All of this is anecdote of course, but at the end of the day I make decisions based on which platforms by my experience cause me the most trouble. Linux causes me less trouble than Windows.
That doesn't mean everything is perfect, or even good. I'll complain about HDPI scaling, touchscreen support, and security all day. There's some real stuff to improve.
But, I also take that criticism with a bit of perspective, and the truth is that Desktop Linux overall is really good, and it makes me more productive, and it makes my life better, and the overall direction that the desktop is moving is positive. There are things that Linux does better than any other modern OS, and I find that using it as a daily drive is un-complicatedly, un-idoiologically, purely-practically nice.
It wasn't nice in the past. When I was growing up, using Linux required pretty substantial sacrifices. I don't have the same reservations recommending something Ubuntu or Manjaro now that I used to have.
Even on the nontechnical side, if I'm going to provide computer support for someone, I usually stick them on Linux, because I have more control to simplify their environment and it's easier for me to quickly solve their problems. It's really good, I appreciate all the hard work that's gone into getting it here, and I'm optimistic about its future.
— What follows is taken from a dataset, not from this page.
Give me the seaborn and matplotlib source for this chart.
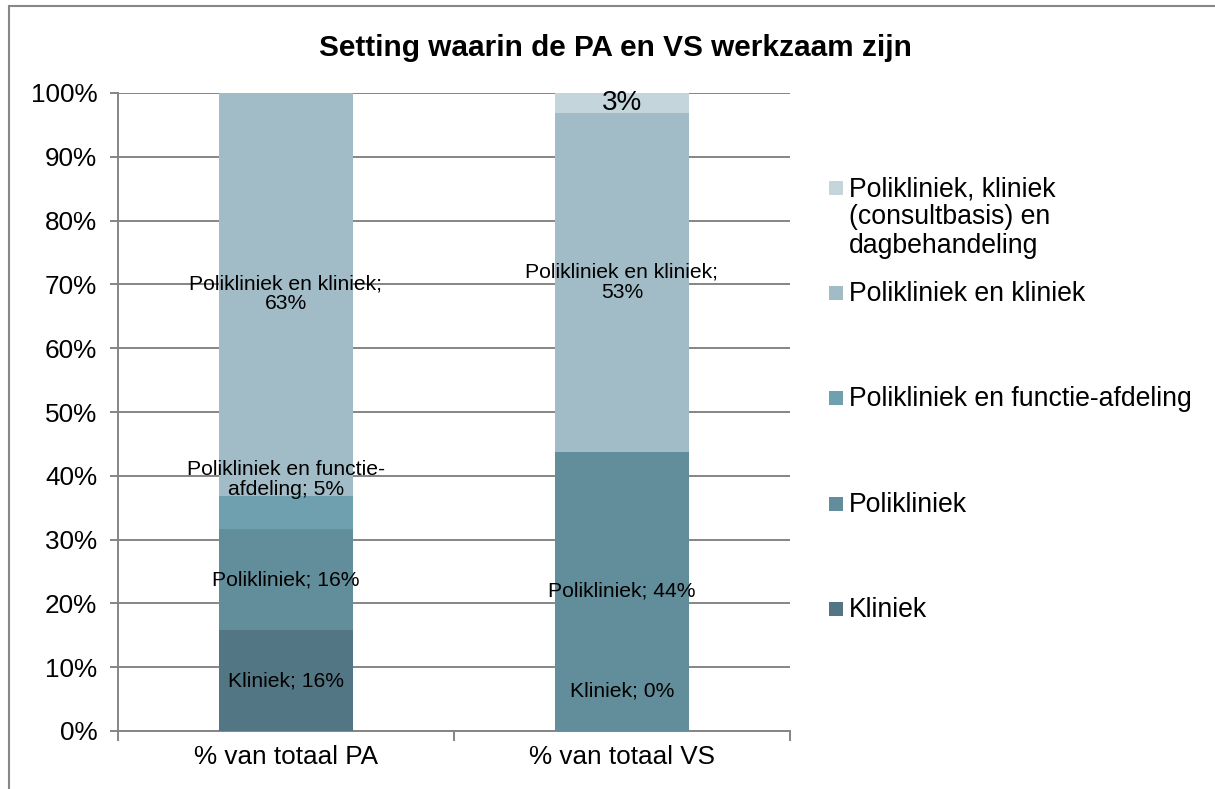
import matplotlib
matplotlib.use("Agg")
import matplotlib.pyplot as plt
from matplotlib.patches import Rectangle
import seaborn as sns
import pandas as pd
import numpy as np

categories = ["% van totaal PA", "% van totaal VS"]
series = ["Kliniek", "Polikliniek", "Polikliniek en functie-afdeling",
          "Polikliniek en kliniek",
          "Polikliniek, kliniek (consultbasis) en dagbehandeling"]
legend_labels = ["Kliniek", "Polikliniek", "Polikliniek en functie-afdeling",
                 "Polikliniek en kliniek",
                 "Polikliniek, kliniek\n(consultbasis) en\ndagbehandeling"]
pa_values = [15.8, 15.8, 5.3, 63.2, 0.0]
vs_values = [0.0, 43.8, 0.0, 53.1, 3.1]
pa_labels = ["Kliniek; 16%", "Polikliniek; 16%", "Polikliniek en functie-\nafdeling; 5%",
             "Polikliniek en kliniek;\n63%", None]
vs_labels = ["Kliniek; 0%", "Polikliniek; 44%", None,
             "Polikliniek en kliniek;\n53%", "3%"]
colors = ["#537684", "#628d9a", "#6fa0af", "#a1bcc7", "#c4d5dc"]
title = "Setting waarin de PA en VS werkzaam zijn"

sns.set_style("white")
plt.rcParams["font.family"] = ["Liberation Sans", "DejaVu Sans"]
plt.rcParams["text.color"] = "black"
plt.rcParams["xtick.labelcolor"] = "black"
plt.rcParams["ytick.labelcolor"] = "black"

W, H = 1215, 789
fig = plt.figure(figsize=(W / 100, H / 100), dpi=100)
ax = fig.add_axes([118 / W, 1 - 731 / H, (790 - 118) / W, (731 - 93) / H])

df = pd.DataFrame({"cat": categories})
vals = np.array([pa_values, vs_values])
cum = np.cumsum(vals, axis=1)

# draw stacked bars from top layer to bottom (overlapping cumulative bars)
for i in range(len(series) - 1, -1, -1):
    d = df.copy()
    d["v"] = cum[:, i]
    sns.barplot(data=d, x="cat", y="v", color=colors[i], saturation=1,
                width=0.4, ax=ax, zorder=3, linewidth=0)

# data labels
label_offsets = {(0, 2): 5.2, (1, 0): 6.3}
label_sizes = {(1, 4): 20}
all_labels = [pa_labels, vs_labels]
for c in range(2):
    for i in range(len(series)):
        lab = all_labels[c][i]
        if lab is None:
            continue
        bottom = cum[c, i] - vals[c, i]
        yc = bottom + vals[c, i] / 2 + label_offsets.get((c, i), 0)
        ax.text(c, yc, lab, ha="center", va="center",
                fontsize=label_sizes.get((c, i), 15.2),
                color="black", linespacing=1.05, zorder=5)

ax.set_xlim(-0.5, 1.5)
ax.set_ylim(0, 100)
ax.set_yticks(np.arange(0, 101, 10))
ax.set_yticklabels([f"{t}%" for t in range(0, 101, 10)], fontsize=18.8)
ax.set_xticks([0, 1])
ax.set_xticklabels(categories, fontsize=18.8)
ax.set_xlabel("")
ax.set_ylabel("")
ax.yaxis.grid(True, color="#858585", linewidth=1.4, zorder=0)
ax.set_axisbelow(True)
for s in ["top", "right"]:
    ax.spines[s].set_visible(False)
for s in ["left", "bottom"]:
    ax.spines[s].set_color("#858585")
    ax.spines[s].set_linewidth(1.4)
ax.tick_params(axis="y", length=6, color="#858585", width=1.4, pad=9, left=True)
ax.tick_params(axis="x", length=0, pad=10)
# x-axis category boundary ticks
ax.set_xticks([-0.5, 0.5, 1.5], minor=True)
ax.tick_params(axis="x", which="minor", length=7, color="#858585", width=1.4, bottom=True)

fig.text(615 / W, 1 - 48 / H, title, ha="center", va="center",
         fontsize=21.4, fontweight="bold")

# legend (manual, Excel style)
for k, i in enumerate(range(len(series) - 1, -1, -1)):
    ypx = 188 + k * 105.2
    fig.patches.append(Rectangle((829 / W, 1 - (ypx + 7) / H), 14 / W, 14 / H,
                                 transform=fig.transFigure, facecolor=colors[i],
                                 edgecolor="none"))
    fig.text(849 / W, 1 - (ypx - 12) / H, legend_labels[i], ha="left", va="top",
             fontsize=19.2, linespacing=1.12)

# outer frame
fig.patches.append(Rectangle((9 / W, -0.05), 1.2, 1 - 6 / H + 0.05,
                             transform=fig.transFigure, facecolor="none",
                             edgecolor="#878787", linewidth=1.5, zorder=0))

fig.savefig("out.png", dpi=100)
It's actually 25.6% for developers (Firefox Replay is a developer tool after all) according to the StackOverflow survey: https://insights.stackoverflow.com/survey/2019#technology-_-...
Except, of course, software freedom.
2% of yahoos and nobodies run Linux on the desktop 1 in 4 developers do.
Linux like Mac has never had and will never have perfect support for all hardware. Much like you can buy a Mac from the store you can buy a well supported system that comes with Linux.
Unlike Mac you can install it on a lot of systems and go.